Now that Donald Trump has secured the Republican nomination, Hillary Clinton looking set to wrap up the Democratic nomination, and no viable independent candidate in discussion, the options appear set. The world’s sole remaining superpower (for now) must choose between two individuals that have set records for their unpopularity. Whoever assumes the White House is likely to start with the lowest approval rating in history.
Given Trump’s efforts to alienate women, Hispanics and other minorities, one would assume a clear path for Clinton, but given the uncertain outcome of the civil war within the Republican party and Trump’s populist and xenophobic message, a historic realignment of American politics remains possible. Under such circumstances, all bets and predictions are off.
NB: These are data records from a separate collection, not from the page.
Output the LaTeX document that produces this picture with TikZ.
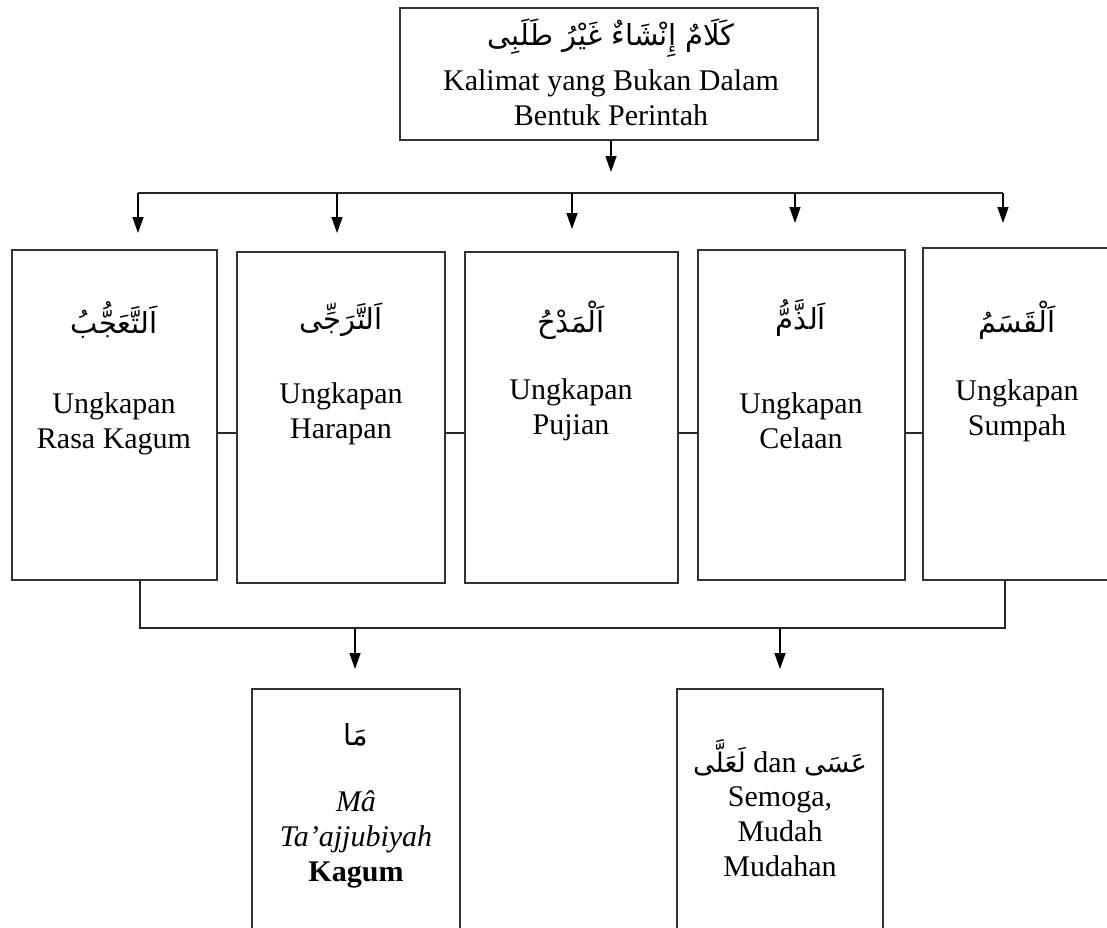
\documentclass[tikz,border=0pt]{standalone}
\usepackage{fontspec}
\setmainfont{Liberation Serif}
\newfontfamily\arabicfont[Script=Arabic]{DejaVu Sans}
\TeXXeTstate=1
\usetikzlibrary{arrows.meta}
\newcommand{\artext}[1]{{\arabicfont\fontsize{29}{32}\selectfont\beginR #1\endR}}
\newcommand{\arword}[1]{{\arabicfont\fontsize{27}{30}\selectfont #1}}
\begin{document}
\begin{tikzpicture}[x=1pt,y=-1pt,
  line/.style={line width=1.4pt, draw=black!85},
  box/.style={draw=black!80, line width=1.4pt, inner sep=0pt},
  arr/.style={line width=1.4pt, -{Triangle[length=16pt,width=11pt]}},
  lat/.style={font=\fontsize{30}{35}\selectfont, align=center, inner sep=0pt},
  arab/.style={inner sep=0pt}]
\useasboundingbox (0,0) rectangle (1107,927);

% top box
\node[box, minimum width=418pt, minimum height=132pt] (top) at (609,74) {};
\node[arab] (t1) at (611,38) {\artext{كَلَامٌ إِنْشَاءٌ غَيْرُ طَلَبِى}};
\node[lat] (t2) at (611,98) {Kalimat yang Bukan Dalam\\Bentuk Perintah};

\coordinate (a0) at (611,172);
\draw[arr] (top.south -| a0) -- (a0);

% distribution bar
\coordinate (bl) at (138,193);
\coordinate (br) at (1003,193);
\draw[line] (bl) -- (br);
\foreach \i/\x/\t in {1/138/233, 2/337/233, 3/572/229, 4/795/223, 5/1003/223}{
  \coordinate (s\i) at (\x,193);
  \coordinate (e\i) at (\x,\t);
  \draw[arr] (s\i) -- (e\i);
}

% five category boxes
\node[box, minimum width=205pt, minimum height=330pt] (b1) at (114.5,415) {};
\node[box, minimum width=208pt, minimum height=331pt] (b2) at (341,417.5) {};
\node[box, minimum width=213pt, minimum height=331pt] (b3) at (571.5,417.5) {};
\node[box, minimum width=207pt, minimum height=330pt] (b4) at (801.5,415) {};
\node[box, minimum width=190pt, minimum height=332pt] (b5) at (1018,414) {};

\node[arab] (ar1) at (114,320) {\artext{اَلتَّعَجُّبُ}};
\node[lat] (l1) at (114,424) {Ungkapan\\Rasa Kagum};
\node[arab] (ar2) at (341,320) {\artext{اَلتَّرَجِّى}};
\node[lat] (l2) at (341,414) {Ungkapan\\Harapan};
\node[arab] (ar3) at (571,320) {\artext{اَلْمَدْحُ}};
\node[lat] (l3) at (571,410) {Ungkapan\\Pujian};
\node[arab] (ar4) at (801,318) {\artext{اَلذَّمُّ}};
\node[lat] (l4) at (801,421) {Ungkapan\\Celaan};
\node[arab] (ar5) at (1017,320) {\artext{اَلْقَسَمُ}};
\node[lat] (l5) at (1017,411) {Ungkapan\\Sumpah};

% side links
\coordinate (hy) at (0,433);
\draw[line] (b1.east |- hy) -- (b2.west |- hy);
\draw[line] (b2.east |- hy) -- (b3.west |- hy);
\draw[line] (b3.east |- hy) -- (b4.west |- hy);
\draw[line] (b4.east |- hy) -- (b5.west |- hy);

% collecting line
\coordinate (lx) at (140,628);
\coordinate (rx) at (1005,628);
\draw[line] (b1.south -| lx) -- (lx) -- (rx) -- (b5.south -| rx);
\coordinate (d1s) at (355,628);
\coordinate (d1e) at (355,669);
\coordinate (d2s) at (780,628);
\coordinate (d2e) at (780,669);
\draw[arr] (d1s) -- (d1e);
\draw[arr] (d2s) -- (d2e);

% bottom boxes
\node[box, minimum width=208pt, minimum height=250pt] (ba) at (356,814) {};
\node[box, minimum width=206pt, minimum height=250pt] (bb) at (780,814) {};

\node[arab] (ma) at (356,735) {\artext{مَا}};
\node[lat] (mt) at (356,839) {\textit{Mâ}\\\textit{Ta’ajjubiyah}\\\textbf{Kagum}};
\node[lat] (as) at (780,758) {\beginR\arword{عَسَى} \beginL dan\endL{} \arword{لَعَلَّى}\endR};
\node[lat] (sm) at (780,832) {Semoga,\\Mudah\\Mudahan};
\end{tikzpicture}
\end{document}
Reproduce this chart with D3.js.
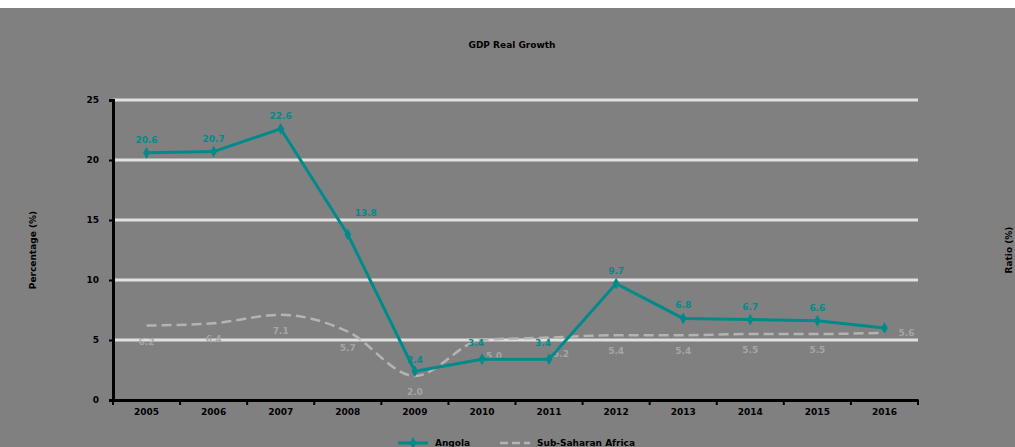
<!DOCTYPE html>
<html>
<head>
<meta charset="utf-8">
<script src="https://cdn.jsdelivr.net/npm/d3@7"></script>
<style>
  body { margin: 0; background: #fff; }
  text { font-family: "DejaVu Sans", Arial, sans-serif; font-weight: bold; }
</style>
</head>
<body>
<div id="chart-area"></div>
<script>

// SVG Size
var width = 1015,
    height = 447;

// Data
var years = ["2005", "2006", "2007", "2008", "2009", "2010", "2011", "2012", "2013", "2014", "2015", "2016"];
var angola = [20.6, 20.7, 22.6, 13.8, 2.4, 3.4, 3.4, 9.7, 6.8, 6.7, 6.6, 6.0];
var ssa = [6.2, 6.4, 7.1, 5.7, 2.0, 5.0, 5.2, 5.4, 5.4, 5.5, 5.5, 5.6];
var yTicks = [0, 5, 10, 15, 20, 25];

var svg = d3.select("#chart-area").append("svg")
    .attr("width", width)
    .attr("height", height);

// Background
svg.append("rect")
    .attr("x", 0).attr("y", 8)
    .attr("width", width).attr("height", height - 8)
    .attr("fill", "#808080");

var plot = { left: 113, right: 918, top: 100, bottom: 400 };

// Scales
var x = d3.scaleBand()
    .domain(years)
    .range([plot.left, plot.right]);

var y = d3.scaleLinear()
    .domain([0, 25])
    .range([plot.bottom, plot.top]);

// Gridlines
svg.selectAll(".grid")
    .data(yTicks.filter(function(d){ return d > 0; }))
    .enter()
    .append("line")
    .attr("class", "grid")
    .attr("x1", plot.left)
    .attr("x2", plot.right)
    .attr("y1", function(d){ return y(d); })
    .attr("y2", function(d){ return y(d); })
    .attr("stroke", "#e0e0e0")
    .attr("stroke-width", 3);

// Axes
var yAxis = d3.axisLeft(y)
    .tickValues(yTicks)
    .tickSize(4)
    .tickFormat(d3.format("d"));

var gy = svg.append("g")
    .attr("transform", "translate(" + plot.left + ",0)")
    .call(yAxis);
gy.select(".domain").attr("stroke", "#000").attr("stroke-width", 3);
gy.selectAll(".tick line").attr("stroke", "#000").attr("stroke-width", 2);
gy.selectAll(".tick text")
    .attr("fill", "#000")
    .attr("x", -14)
    .style("font-size", "9px");

var xAxis = d3.axisBottom(x).tickSize(0).tickPadding(9);
var gx = svg.append("g")
    .attr("transform", "translate(0," + plot.bottom + ")")
    .call(xAxis);
gx.select(".domain").attr("stroke", "#000").attr("stroke-width", 3);
gx.selectAll(".tick text")
    .attr("fill", "#000")
    .style("font-size", "9px");

// Category boundary ticks
svg.selectAll(".xtick")
    .data(years.concat(["end"]))
    .enter()
    .append("line")
    .attr("x1", function(d, i){ return plot.left + i * x.step(); })
    .attr("x2", function(d, i){ return plot.left + i * x.step(); })
    .attr("y1", plot.bottom)
    .attr("y2", plot.bottom + 5)
    .attr("stroke", "#000")
    .attr("stroke-width", 2);

var cx = function(d, i){ return x(years[i]) + x.bandwidth() / 2; };

// Lines
var line = d3.line()
    .x(function(d, i){ return cx(d, i); })
    .y(function(d){ return y(d); });

var ssaLine = d3.line()
    .x(function(d, i){ return cx(d, i); })
    .y(function(d){ return y(d); })
    .curve(d3.curveMonotoneX);

// Sub-Saharan Africa (dashed, smoothed)
svg.append("path")
    .datum(ssa)
    .attr("d", ssaLine)
    .attr("fill", "none")
    .attr("stroke", "#b4b4b4")
    .attr("stroke-width", 2.5)
    .attr("stroke-dasharray", "10,5");

svg.selectAll(".ssa-label")
    .data(ssa)
    .enter()
    .append("text")
    .attr("x", function(d, i){ return cx(d, i) + (i === 11 ? 22 : (i === 5 || i === 6 ? 12 : 0)); })
    .attr("y", function(d, i){ return i === 11 ? y(d) + 3 : y(d) + 19; })
    .attr("text-anchor", "middle")
    .attr("fill", "#a6a6a6")
    .style("font-size", "9px")
    .text(function(d){ return d3.format(".1f")(d); });

// Angola
svg.append("path")
    .datum(angola)
    .attr("d", line)
    .attr("fill", "none")
    .attr("stroke", "#008b8b")
    .attr("stroke-width", 3);

svg.selectAll(".ang-pt")
    .data(angola)
    .enter()
    .append("path")
    .attr("d", d3.symbol().type(d3.symbolDiamond).size(40))
    .attr("transform", function(d, i){ return "translate(" + cx(d, i) + "," + y(d) + ")"; })
    .attr("fill", "#008b8b");

svg.selectAll(".ang-label")
    .data(angola.slice(0, 11))
    .enter()
    .append("text")
    .attr("x", function(d, i){ return cx(d, i) + (i === 3 ? 18 : (i === 5 || i === 6 ? -6 : 0)); })
    .attr("y", function(d, i){
      if (i === 3) return y(d) - 18;
      if (i === 4) return y(d) - 8;
      if (i === 5 || i === 6) return y(d) - 13;
      return y(d) - 10;
    })
    .attr("text-anchor", "middle")
    .attr("fill", "#008b8b")
    .style("font-size", "9px")
    .text(function(d){ return d3.format(".1f")(d); });

// Title
svg.append("text")
    .attr("x", 512)
    .attr("y", 48)
    .attr("text-anchor", "middle")
    .attr("fill", "#000")
    .style("font-size", "9px")
    .text("GDP Real Growth");

// Axis titles
svg.append("text")
    .attr("transform", "translate(36,250) rotate(-90)")
    .attr("text-anchor", "middle")
    .attr("fill", "#000")
    .style("font-size", "9px")
    .text("Percentage (%)");

svg.append("text")
    .attr("transform", "translate(1012,250) rotate(-90)")
    .attr("text-anchor", "middle")
    .attr("fill", "#000")
    .style("font-size", "9px")
    .text("Ratio (%)");

// Legend
var legend = svg.append("g").attr("transform", "translate(0,443)");
legend.append("line")
    .attr("x1", 398).attr("x2", 428).attr("y1", 0).attr("y2", 0)
    .attr("stroke", "#008b8b").attr("stroke-width", 3);
legend.append("path")
    .attr("d", d3.symbol().type(d3.symbolDiamond).size(40))
    .attr("transform", "translate(413,0)")
    .attr("fill", "#008b8b");
legend.append("text")
    .attr("x", 435).attr("y", 3)
    .attr("fill", "#000")
    .style("font-size", "9px")
    .text("Angola");
legend.append("line")
    .attr("x1", 500).attr("x2", 530).attr("y1", 0).attr("y2", 0)
    .attr("stroke", "#b4b4b4").attr("stroke-width", 2.5)
    .attr("stroke-dasharray", "8,4");
legend.append("text")
    .attr("x", 537).attr("y", 3)
    .attr("fill", "#000")
    .style("font-size", "9px")
    .text("Sub-Saharan Africa");

</script>
</body>
</html>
There can be little doubt however, that the Trump candidacy alone represents a deeply damaging moment for U.S democracy. Not only does it show how antiquated and out of touch its current political system has become with swathes of its electorate, it threatens global stability in myriad ways. Trade wars, an isolationist and mercantilist foreign policy and a seeming lack of ideology (or understanding) underpinning any of the policy u-turns thus announced would radically reduce U.S influence globally, reduce allies’ trust and create global regional chaos in the event of unilateral U.S military withdrawal. Lapsing security guarantees alone would problematize the nuclear proliferation question in eastern Asia and the Middle East and effectively mark the end of American military hegemony. The economy would follow too were Trump to embark on economically ruinous policies of deporting illegal immigrants and confronting China directly over currency manipulation.
If, as many outside the U.S hope, Trump’s reactionary campaign fails, it is hard to argue that a Clinton victory would signal business as usual. In some way, the damage has already been done. The economic, social and demographic forces propelling Trump have been legitimized (even if the majority of his supporters come from declining demographic segments) and he is unlikely to represent the last of a string of strongmen types both cashing in on and fueling populist rage – a situation unthinkable in the U.S even a decade ago.
There can be little doubt that a slow burning political crisis is underway in America that will outlast this election cycle. In an increasingly divided nation that views moderation as a compromise too far, this is likely to result in further gridlock (such a thing is possible) in Congress – rendering void many Presidential plans. The geopolitical and economic forces that propelled the U.S, throughout the 20th Century are evaporating as sources of competitive advantage and its government needs to tackle a host of pressing complex domestic and international issues from social security to climate change. Inaction is not an option, yet 20th Century ideas still prevail. More than ever the U.S. needs an honest and straightforward internal dialogue about the severe economic and social issues it faces and a unifying candidate able to articulate this clearly and confidently – something unlikely when the fight for the most unpopular President in history concludes this November.